_Written instruction_
Transcribe each line of the records below exactly, excluding any embedded images.

_Provided records_
--- start ---

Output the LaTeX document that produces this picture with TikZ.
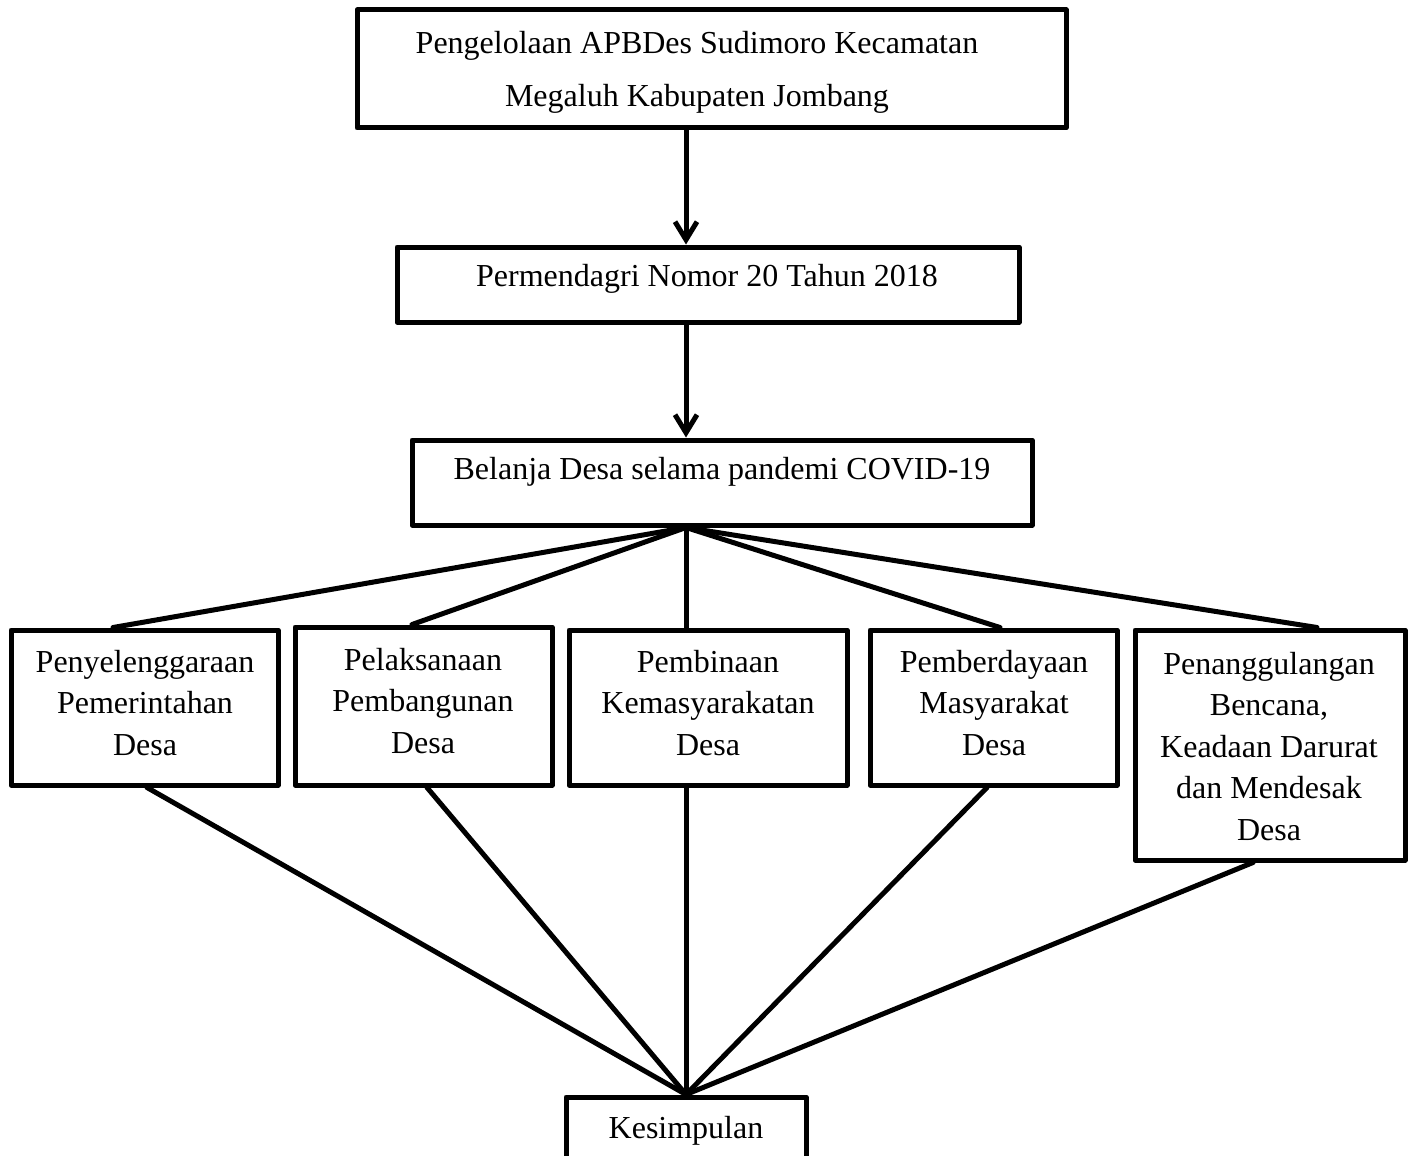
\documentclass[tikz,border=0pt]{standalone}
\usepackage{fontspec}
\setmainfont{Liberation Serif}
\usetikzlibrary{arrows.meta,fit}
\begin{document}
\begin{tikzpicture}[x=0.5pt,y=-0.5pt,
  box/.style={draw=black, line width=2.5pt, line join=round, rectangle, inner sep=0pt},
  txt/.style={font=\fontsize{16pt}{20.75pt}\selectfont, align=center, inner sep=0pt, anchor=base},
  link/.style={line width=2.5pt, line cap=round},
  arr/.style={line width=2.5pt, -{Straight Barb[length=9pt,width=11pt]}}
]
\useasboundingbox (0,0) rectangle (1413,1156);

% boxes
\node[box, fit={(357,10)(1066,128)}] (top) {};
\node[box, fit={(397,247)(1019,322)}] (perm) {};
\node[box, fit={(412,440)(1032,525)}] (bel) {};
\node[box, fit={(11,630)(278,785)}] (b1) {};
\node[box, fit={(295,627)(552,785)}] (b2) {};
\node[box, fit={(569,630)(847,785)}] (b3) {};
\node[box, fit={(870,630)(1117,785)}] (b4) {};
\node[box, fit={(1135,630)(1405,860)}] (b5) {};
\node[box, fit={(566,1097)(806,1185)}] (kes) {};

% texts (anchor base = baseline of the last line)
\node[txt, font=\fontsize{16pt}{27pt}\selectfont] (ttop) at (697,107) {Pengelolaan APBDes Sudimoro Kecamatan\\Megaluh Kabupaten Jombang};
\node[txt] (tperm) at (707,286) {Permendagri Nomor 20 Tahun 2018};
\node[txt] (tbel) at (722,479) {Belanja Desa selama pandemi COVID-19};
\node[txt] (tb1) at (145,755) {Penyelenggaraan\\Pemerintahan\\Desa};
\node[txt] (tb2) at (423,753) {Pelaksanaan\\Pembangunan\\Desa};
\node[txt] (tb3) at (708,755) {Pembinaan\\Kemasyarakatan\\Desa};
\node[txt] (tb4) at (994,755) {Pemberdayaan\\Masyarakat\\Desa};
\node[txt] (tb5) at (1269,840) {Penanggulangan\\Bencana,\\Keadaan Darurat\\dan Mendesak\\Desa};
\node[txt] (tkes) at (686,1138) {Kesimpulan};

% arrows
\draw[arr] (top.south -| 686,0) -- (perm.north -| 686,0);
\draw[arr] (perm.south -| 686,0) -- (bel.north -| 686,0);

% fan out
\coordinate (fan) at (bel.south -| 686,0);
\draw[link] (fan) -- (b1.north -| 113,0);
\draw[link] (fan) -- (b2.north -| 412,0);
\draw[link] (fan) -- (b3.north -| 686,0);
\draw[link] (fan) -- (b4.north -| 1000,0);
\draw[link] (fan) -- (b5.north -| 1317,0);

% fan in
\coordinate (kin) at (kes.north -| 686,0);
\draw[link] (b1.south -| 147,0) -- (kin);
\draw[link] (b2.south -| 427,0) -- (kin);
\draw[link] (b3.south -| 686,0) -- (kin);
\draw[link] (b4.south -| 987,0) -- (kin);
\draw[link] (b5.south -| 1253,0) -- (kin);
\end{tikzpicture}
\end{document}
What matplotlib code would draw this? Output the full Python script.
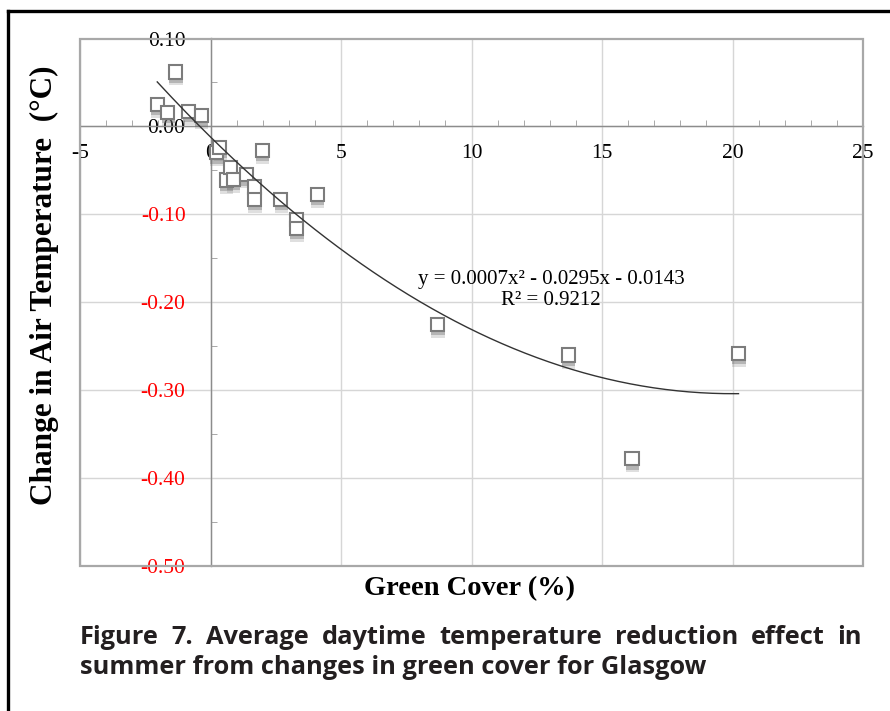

--- end ---

_Reply_
Output the LaTeX document that produces this picture with TikZ.
\documentclass[tikz,border=0pt]{standalone}
\usepackage{fontspec}
\setmainfont{Liberation Serif}
\usetikzlibrary{arrows.meta,fit}
\begin{document}
\begin{tikzpicture}[x=0.5pt,y=-0.5pt,
  box/.style={draw=black, line width=2.5pt, line join=round, rectangle, inner sep=0pt},
  txt/.style={font=\fontsize{16pt}{20.75pt}\selectfont, align=center, inner sep=0pt, anchor=base},
  link/.style={line width=2.5pt, line cap=round},
  arr/.style={line width=2.5pt, -{Straight Barb[length=9pt,width=11pt]}}
]
\useasboundingbox (0,0) rectangle (1413,1156);

% boxes
\node[box, fit={(357,10)(1066,128)}] (top) {};
\node[box, fit={(397,247)(1019,322)}] (perm) {};
\node[box, fit={(412,440)(1032,525)}] (bel) {};
\node[box, fit={(11,630)(278,785)}] (b1) {};
\node[box, fit={(295,627)(552,785)}] (b2) {};
\node[box, fit={(569,630)(847,785)}] (b3) {};
\node[box, fit={(870,630)(1117,785)}] (b4) {};
\node[box, fit={(1135,630)(1405,860)}] (b5) {};
\node[box, fit={(566,1097)(806,1185)}] (kes) {};

% texts (anchor base = baseline of the last line)
\node[txt, font=\fontsize{16pt}{27pt}\selectfont] (ttop) at (697,107) {Pengelolaan APBDes Sudimoro Kecamatan\\Megaluh Kabupaten Jombang};
\node[txt] (tperm) at (707,286) {Permendagri Nomor 20 Tahun 2018};
\node[txt] (tbel) at (722,479) {Belanja Desa selama pandemi COVID-19};
\node[txt] (tb1) at (145,755) {Penyelenggaraan\\Pemerintahan\\Desa};
\node[txt] (tb2) at (423,753) {Pelaksanaan\\Pembangunan\\Desa};
\node[txt] (tb3) at (708,755) {Pembinaan\\Kemasyarakatan\\Desa};
\node[txt] (tb4) at (994,755) {Pemberdayaan\\Masyarakat\\Desa};
\node[txt] (tb5) at (1269,840) {Penanggulangan\\Bencana,\\Keadaan Darurat\\dan Mendesak\\Desa};
\node[txt] (tkes) at (686,1138) {Kesimpulan};

% arrows
\draw[arr] (top.south -| 686,0) -- (perm.north -| 686,0);
\draw[arr] (perm.south -| 686,0) -- (bel.north -| 686,0);

% fan out
\coordinate (fan) at (bel.south -| 686,0);
\draw[link] (fan) -- (b1.north -| 113,0);
\draw[link] (fan) -- (b2.north -| 412,0);
\draw[link] (fan) -- (b3.north -| 686,0);
\draw[link] (fan) -- (b4.north -| 1000,0);
\draw[link] (fan) -- (b5.north -| 1317,0);

% fan in
\coordinate (kin) at (kes.north -| 686,0);
\draw[link] (b1.south -| 147,0) -- (kin);
\draw[link] (b2.south -| 427,0) -- (kin);
\draw[link] (b3.south -| 686,0) -- (kin);
\draw[link] (b4.south -| 987,0) -- (kin);
\draw[link] (b5.south -| 1253,0) -- (kin);
\end{tikzpicture}
\end{document}
What matplotlib code would draw this? Output the full Python script.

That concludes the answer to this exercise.